Written problem:
Copy exactly, and only, the lines below from the first through the one containing "2.12, 2.07, 2.05]", both included; pictures are omitted.

Collected data:
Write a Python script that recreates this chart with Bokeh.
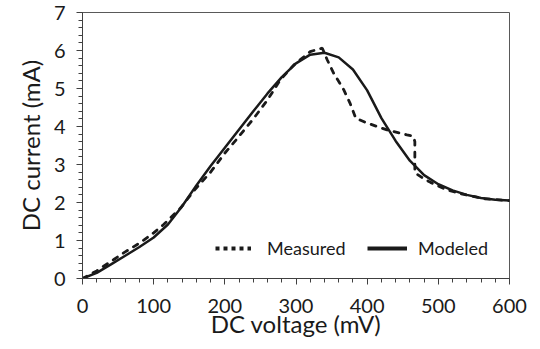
from bokeh.plotting import figure
from bokeh.models import Range1d, FixedTicker, Legend, LegendItem
from bokeh.embed import file_html
from bokeh.resources import INLINE

# Modeled (solid)
model_v = [0, 20, 40, 60, 80, 100, 120, 140, 160, 180, 200, 220, 240, 260, 280,
           300, 320, 340, 360, 380, 400, 420, 440, 460, 480, 500, 520, 540, 560, 580, 600]
model_i = [0.0, 0.15, 0.37, 0.6, 0.83, 1.08, 1.42, 1.9, 2.45, 2.96, 3.44, 3.92, 4.4, 4.87, 5.3,
           5.66, 5.89, 5.94, 5.82, 5.5, 4.95, 4.22, 3.62, 3.1, 2.72, 2.48, 2.32, 2.2, 2.12, 2.07, 2.05]

# Measured (dashed)
meas_v = [0, 20, 44, 60, 80, 100, 114, 138, 156, 180, 200, 215, 240, 260, 278, 297, 320,
          330, 337, 344, 353, 367, 376, 384, 400, 428, 456, 465, 467, 467, 467,
          472, 480, 489, 510, 531, 564, 600]
meas_i = [0.0, 0.2, 0.5, 0.7, 0.93, 1.2, 1.42, 1.86, 2.3, 2.8, 3.3, 3.63, 4.2, 4.7, 5.23, 5.62, 5.97,
          6.03, 6.06, 5.75, 5.4, 4.97, 4.61, 4.22, 4.09, 3.91, 3.78, 3.74, 3.6, 3.2, 2.78,
          2.72, 2.62, 2.53, 2.35, 2.23, 2.1, 2.05]

x_ticks = [0, 100, 200, 300, 400, 500, 600]
y_ticks = [0, 1, 2, 3, 4, 5, 6, 7]
x_minor = list(range(0, 601, 20))
y_minor = [k / 5 for k in range(0, 36)]

FONT = "Lato"
TXT = "#1a1a1a"

p = figure(width=540, height=349, output_backend="svg", toolbar_location=None,
           x_range=Range1d(0, 600), y_range=Range1d(0, 7),
           min_border_left=82, min_border_right=31, min_border_top=12, min_border_bottom=71)
p.xgrid.visible = False
p.ygrid.visible = False
p.outline_line_color = "#595959"
p.outline_line_width = 1

p.xaxis.ticker = FixedTicker(ticks=x_ticks, minor_ticks=x_minor)
p.yaxis.ticker = FixedTicker(ticks=y_ticks, minor_ticks=y_minor)
for ax in (p.xaxis, p.yaxis):
    ax.axis_line_color = "#404040"
    ax.major_tick_line_color = "#404040"
    ax.minor_tick_line_color = "#404040"
    ax.major_tick_in = 0
    ax.major_tick_out = 6
    ax.minor_tick_in = 0
    ax.minor_tick_out = 4
    ax.major_label_text_font = FONT
    ax.major_label_text_font_size = "20px"
    ax.major_label_text_color = TXT
    ax.axis_label_text_font = FONT
    ax.axis_label_text_font_size = "24px"
    ax.axis_label_text_font_style = "normal"
    ax.axis_label_text_color = TXT

p.xaxis.axis_label = "DC voltage (mV)"
p.yaxis.axis_label = "DC current (mA)"
p.xaxis.major_label_standoff = 14
p.yaxis.major_label_standoff = 11
p.xaxis.axis_label_standoff = -7
p.yaxis.axis_label_standoff = 6

p.line(meas_v, meas_i, line_color="#1a1a1a", line_width=2.8, line_dash="5 7", line_cap="round")
p.line(model_v, model_i, line_color="#1a1a1a", line_width=2.5)

# legend sample renderers (placed outside the visible range)
r_meas = p.line([-100, -90], [-1, -1], line_color="#1a1a1a", line_width=4, line_dash="4 4")
r_mod = p.line([-100, -90], [-1, -1], line_color="#1a1a1a", line_width=4)

for item, loc, gw, st in ((LegendItem(label="Measured", renderers=[r_meas]), (133, 19), 36, 16),
                          (LegendItem(label="Modeled", renderers=[r_mod]), (285, 19), 40, 11)):
    lg = Legend(items=[item], location=loc, orientation="horizontal",
                glyph_width=gw, glyph_height=20, label_standoff=st,
                padding=0, margin=0, spacing=0,
                border_line_color=None, background_fill_alpha=0,
                label_text_font=FONT, label_text_font_size="18px", label_text_color=TXT)
    p.add_layout(lg, "center")

open("out.html", "w").write(file_html(p, INLINE))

Output of the task:
Write a Python script that recreates this chart with Bokeh.
from bokeh.plotting import figure
from bokeh.models import Range1d, FixedTicker, Legend, LegendItem
from bokeh.embed import file_html
from bokeh.resources import INLINE

# Modeled (solid)
model_v = [0, 20, 40, 60, 80, 100, 120, 140, 160, 180, 200, 220, 240, 260, 280,
           300, 320, 340, 360, 380, 400, 420, 440, 460, 480, 500, 520, 540, 560, 580, 600]
model_i = [0.0, 0.15, 0.37, 0.6, 0.83, 1.08, 1.42, 1.9, 2.45, 2.96, 3.44, 3.92, 4.4, 4.87, 5.3,
           5.66, 5.89, 5.94, 5.82, 5.5, 4.95, 4.22, 3.62, 3.1, 2.72, 2.48, 2.32, 2.2, 2.12, 2.07, 2.05]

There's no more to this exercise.